■ **Exercise instructions**: Drop the pictures, then extract the listing word for word.

■ **Data**:
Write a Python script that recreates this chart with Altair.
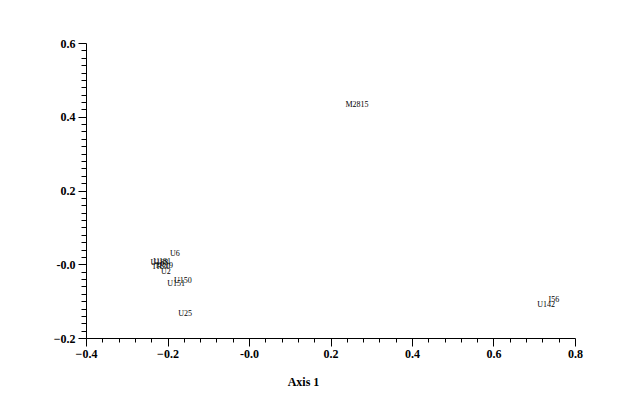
import altair as alt
import pandas as pd

labels = ["M2815", "U6", "U181", "U188", "TR30", "TR19", "U2", "U150", "U151", "U25", "I56", "U142"]
axis1 = [0.265, -0.182, -0.213, -0.220, -0.216, -0.209, -0.204, -0.162, -0.179, -0.157, 0.748, 0.729]
axis2 = [0.432, 0.028, 0.006, 0.004, -0.008, -0.006, -0.021, -0.045, -0.054, -0.135, -0.097, -0.111]

x_ticks = [round(-0.4 + 0.04 * i, 2) for i in range(31)]
y_ticks = [round(-0.2 + 0.02 * i, 2) for i in range(41)]

df = pd.DataFrame({"label": labels, "x": axis1, "y": axis2})

FONT = "Liberation Serif"
major = "abs(datum.value*5 - round(datum.value*5)) < 0.001"
lab_expr = "(" + major + ") ? (abs(datum.value) < 0.001 ? '-0.0' : format(datum.value, '.1f')) : ''"

x_axis = alt.Axis(
    values=x_ticks, title="Axis 1", grid=False, domainColor="black", tickColor="black",
    tickSize={"condition": {"test": major, "value": 8}, "value": 4},
    labelExpr=lab_expr, labelOverlap=False, labelFlush=False, labelFont=FONT, labelFontWeight="bold",
    labelFontSize=12, labelColor="black", labelPadding=2,
    titleFont=FONT, titleFontWeight="bold", titleFontSize=12, titleColor="black",
    titleX=217, titleY=43, titleBaseline="middle", titleAnchor="start", titleAlign="center",
)
y_axis = alt.Axis(
    values=y_ticks, title=None, grid=False, domainColor="black", tickColor="black",
    tickSize={"condition": {"test": major, "value": 8}, "value": 5},
    labelExpr=lab_expr, labelOverlap=False, labelFlush=False, labelFont=FONT, labelFontWeight="bold",
    labelFontSize=12, labelColor="black", labelPadding=3,
)

chart = alt.Chart(df).mark_text(font=FONT, fontSize=8, fill="black").encode(
    x=alt.X("x:Q", scale=alt.Scale(domain=[-0.4, 0.8], nice=False, zero=False), axis=x_axis),
    y=alt.Y("y:Q", scale=alt.Scale(domain=[-0.2, 0.6], nice=False, zero=False), axis=y_axis),
    text="label:N",
).properties(
    width=489, height=295,
    autosize=alt.AutoSizeParams(type="none"),
    padding={"left": 78, "top": 35, "right": 41, "bottom": 67},
).configure_view(stroke=None)

chart.save("out.html", embed_options={"renderer": "svg", "actions": False})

■ **Result of this task**:
Write a Python script that recreates this chart with Altair.
import altair as alt
import pandas as pd

labels = ["M2815", "U6", "U181", "U188", "TR30", "TR19", "U2", "U150", "U151", "U25", "I56", "U142"]
axis1 = [0.265, -0.182, -0.213, -0.220, -0.216, -0.209, -0.204, -0.162, -0.179, -0.157, 0.748, 0.729]
axis2 = [0.432, 0.028, 0.006, 0.004, -0.008, -0.006, -0.021, -0.045, -0.054, -0.135, -0.097, -0.111]

x_ticks = [round(-0.4 + 0.04 * i, 2) for i in range(31)]
y_ticks = [round(-0.2 + 0.02 * i, 2) for i in range(41)]

df = pd.DataFrame({"label": labels, "x": axis1, "y": axis2})

FONT = "Liberation Serif"
major = "abs(datum.value*5 - round(datum.value*5)) < 0.001"
lab_expr = "(" + major + ") ? (abs(datum.value) < 0.001 ? '-0.0' : format(datum.value, '.1f')) : ''"

x_axis = alt.Axis(
    values=x_ticks, title="Axis 1", grid=False, domainColor="black", tickColor="black",
    tickSize={"condition": {"test": major, "value": 8}, "value": 4},
    labelExpr=lab_expr, labelOverlap=False, labelFlush=False, labelFont=FONT, labelFontWeight="bold",
    labelFontSize=12, labelColor="black", labelPadding=2,
    titleFont=FONT, titleFontWeight="bold", titleFontSize=12, titleColor="black",
    titleX=217, titleY=43, titleBaseline="middle", titleAnchor="start", titleAlign="center",
)
y_axis = alt.Axis(
    values=y_ticks, title=None, grid=False, domainColor="black", tickColor="black",
    tickSize={"condition": {"test": major, "value": 8}, "value": 5},
    labelExpr=lab_expr, labelOverlap=False, labelFlush=False, labelFont=FONT, labelFontWeight="bold",
    labelFontSize=12, labelColor="black", labelPadding=3,
)

chart = alt.Chart(df).mark_text(font=FONT, fontSize=8, fill="black").encode(
    x=alt.X("x:Q", scale=alt.Scale(domain=[-0.4, 0.8], nice=False, zero=False), axis=x_axis),
    y=alt.Y("y:Q", scale=alt.Scale(domain=[-0.2, 0.6], nice=False, zero=False), axis=y_axis),
    text="label:N",
).properties(
    width=489, height=295,
    autosize=alt.AutoSizeParams(type="none"),
    padding={"left": 78, "top": 35, "right": 41, "bottom": 67},
).configure_view(stroke=None)

chart.save("out.html", embed_options={"renderer": "svg", "actions": False})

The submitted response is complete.